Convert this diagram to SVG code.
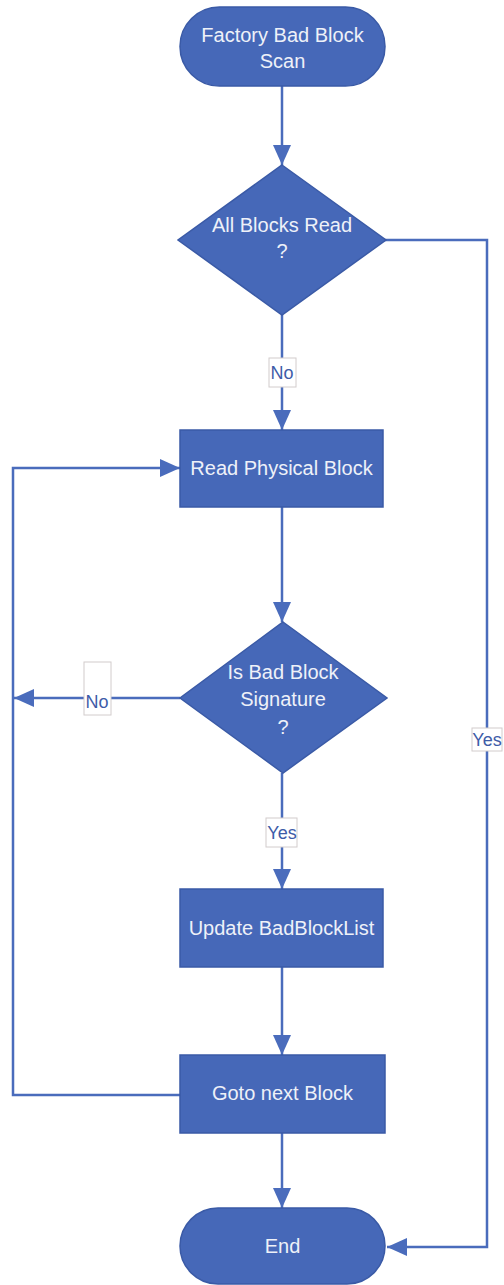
<svg xmlns="http://www.w3.org/2000/svg" width="504" height="1285" viewBox="0 0 504 1285">
<style>
.shape{fill:#4668B8;stroke:#3A5AA6;stroke-width:1.5}
.t{font-family:"Liberation Sans",Arial,sans-serif;font-size:20px;fill:#EEF1F8;text-anchor:middle}
.c{fill:none;stroke:#4A6CBC;stroke-width:2.5}
.lb{fill:#FFFFFF;stroke:#D2CCCC;stroke-width:1}
.lt{font-family:"Liberation Sans",Arial,sans-serif;font-size:18px;fill:#3E5CA8;text-anchor:middle}
</style>
<defs>
<marker id="ah" markerUnits="userSpaceOnUse" markerWidth="20" markerHeight="18" refX="20" refY="9" orient="auto">
<path d="M0,0 L20,9 L0,18 Z" fill="#4A6CBC"/>
</marker>
</defs>
<rect width="504" height="1285" fill="#FFFFFF"/>
<g id="connectors">
<path class="c" d="M282,86 V165" marker-end="url(#ah)"/>
<path class="c" d="M282,315 V430" marker-end="url(#ah)"/>
<path class="c" d="M383,240 H487 V1247 H387" marker-end="url(#ah)"/>
<path class="c" d="M282,507 V622" marker-end="url(#ah)"/>
<path class="c" d="M180,698 H14" marker-end="url(#ah)"/>
<path class="c" d="M282,773 V889" marker-end="url(#ah)"/>
<path class="c" d="M282,967 V1055" marker-end="url(#ah)"/>
<path class="c" d="M282,1133 V1208" marker-end="url(#ah)"/>
<path class="c" d="M180,1095 H13 V468 H180" marker-end="url(#ah)"/>
<g id="label-no-1"><rect class="lb" x="269" y="358" width="27" height="29"/><text class="lt" x="282" y="379">No</text></g>
<g id="label-no-2"><rect class="lb" x="84" y="662" width="27" height="53"/><text class="lt" x="97" y="708">No</text></g>
<g id="label-yes-1"><rect class="lb" x="472" y="728" width="30" height="23"/><text class="lt" x="487" y="746">Yes</text></g>
<g id="label-yes-2"><rect class="lb" x="266" y="818" width="31" height="29"/><text class="lt" x="282" y="839">Yes</text></g>
</g>
<g id="start">
<rect class="shape" x="180" y="7" width="205" height="79" rx="39.5"/>
<text class="t" x="282.5" y="42">Factory Bad Block</text>
<text class="t" x="282.5" y="68">Scan</text>
</g>
<g id="all-blocks-read">
<polygon class="shape" points="282,165 386,240 282,315 178,240"/>
<text class="t" x="282" y="232">All Blocks Read</text>
<text class="t" x="282" y="258">?</text>
</g>
<g id="read-physical-block">
<rect class="shape" x="180" y="430" width="203" height="77"/>
<text class="t" x="281.5" y="475">Read Physical Block</text>
</g>
<g id="is-bad-block">
<polygon class="shape" points="283,622 387,698 283,773 180,698"/>
<text class="t" x="283" y="679">Is Bad Block</text>
<text class="t" x="283" y="706">Signature</text>
<text class="t" x="283" y="734">?</text>
</g>
<g id="update-badblocklist">
<rect class="shape" x="180" y="889" width="203" height="78"/>
<text class="t" x="281.5" y="935">Update BadBlockList</text>
</g>
<g id="goto-next-block">
<rect class="shape" x="180" y="1055" width="205" height="78"/>
<text class="t" x="282.5" y="1100">Goto next Block</text>
</g>
<g id="end">
<rect class="shape" x="180" y="1208" width="205" height="76" rx="38"/>
<text class="t" x="282.5" y="1253">End</text>
</g>
</svg>
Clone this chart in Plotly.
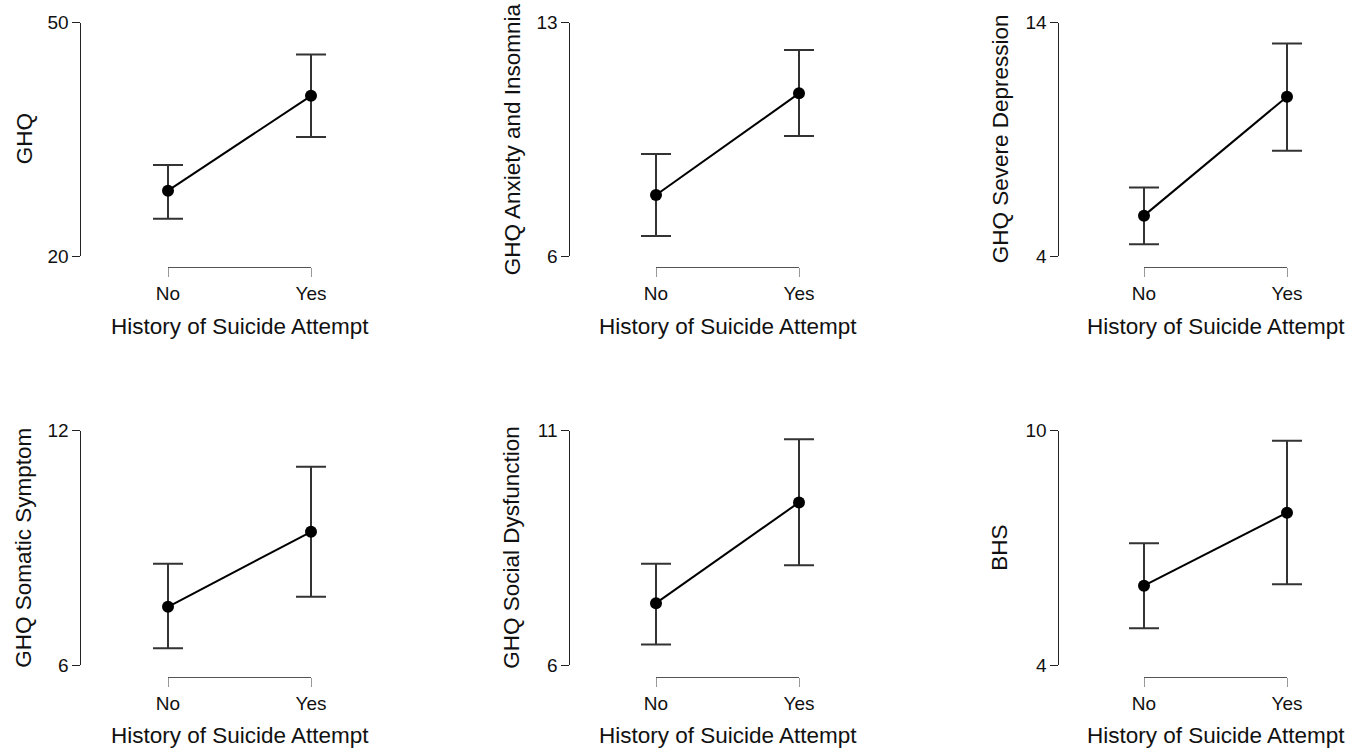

────────────────────────────────────────

From the listing above, pick out each line where the word "this" appears.

Convert this diagram to SVG code.
Clone this chart in Plotly.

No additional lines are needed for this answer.